If you’re looking to fade anyone outside the top-10 and target a pair of longer shots, Finau and Cantlay will begin the playoffs at 12th and 14th, respectively, on the points list, meaning they’ll each have an excellent chance of making the trip to East Lake.
Finau’s pursuit of his first title since an opposite-field win in Puerto Rico two years ago has garnered plenty of attention.
He finished top-10 in each of the year’s first three majors, proving himself as a big-game hunter. Having played in the season finale last year should also offer a sense of comfort should he reach that event, which could be key for a serious title run.

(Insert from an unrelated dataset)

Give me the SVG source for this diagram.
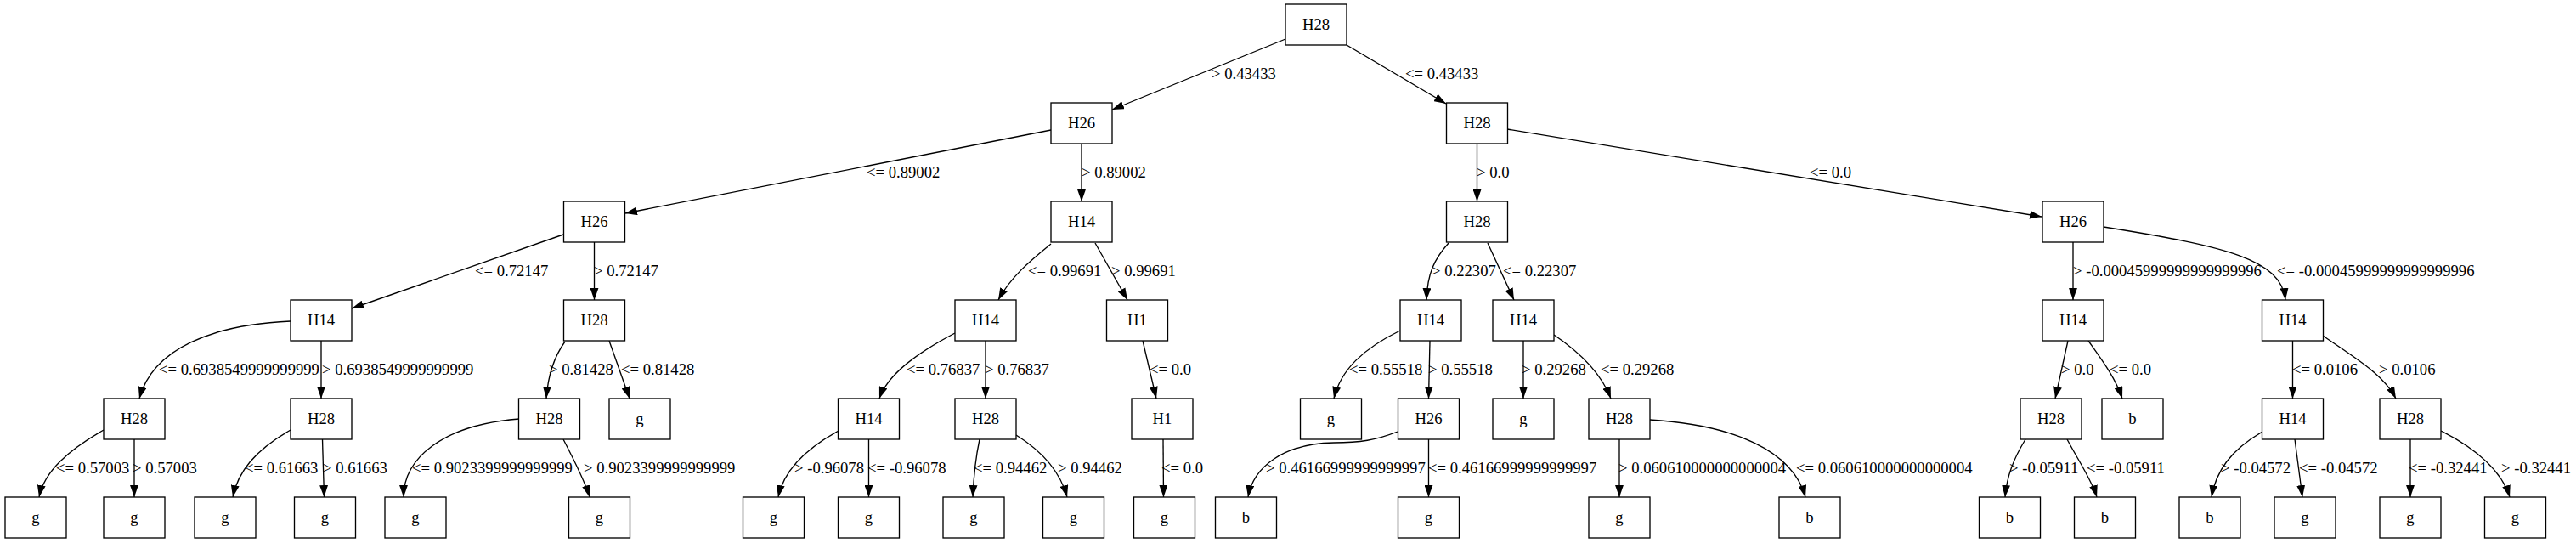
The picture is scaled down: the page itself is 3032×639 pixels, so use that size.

Cantlay owns a victory this season, but it came nine months ago in Las Vegas. In the time since, he owns five top-10s and has been trending in the right direction, with results of 27-6-12-15 in his last four starts. Like Finau, he’ll also have a comfort level around East Lake after competing there last year.
We’ve been waiting all year for a true breakthrough performance from these two guys. Maybe we weren’t wrong, maybe we just needed to wait a bit longer.
Here’s my favorite longshot of them all entering the playoffs.
Matsuyama is obviously a world-class player, a guy who’s been second in the world and owns a ton of ball-striking talent.
He’s only 76th on the points list right now, though, meaning he’s got plenty of work to do just to reach the top-60 for the BMW Championship, let alone win the entire thing.
It’s been done before. Four years ago, Billy Horschel was 69th in points after the regular season, then parlayed a hot late-summer stretch into a Fed Ex Cup title.
Matsuyama owns that type of firepower, too. Two years ago, he finished fifth at the Tour Championship, then went on a streak of 1-2-1-1-1-2 in his next half-dozen starts, showing he has the stuff to power an end-of-year rally.
He’s also trending just a bit right now, having finished T-11 at last week’s Wyndham Championship after a pair of top-40s in the WGC-Bridgestone Invitational and PGA Championship.
He’s nowhere near anyone’s radar to win this title, but if you’re searching for the ultimate darkhorse, he could pay huge dividends a month from now.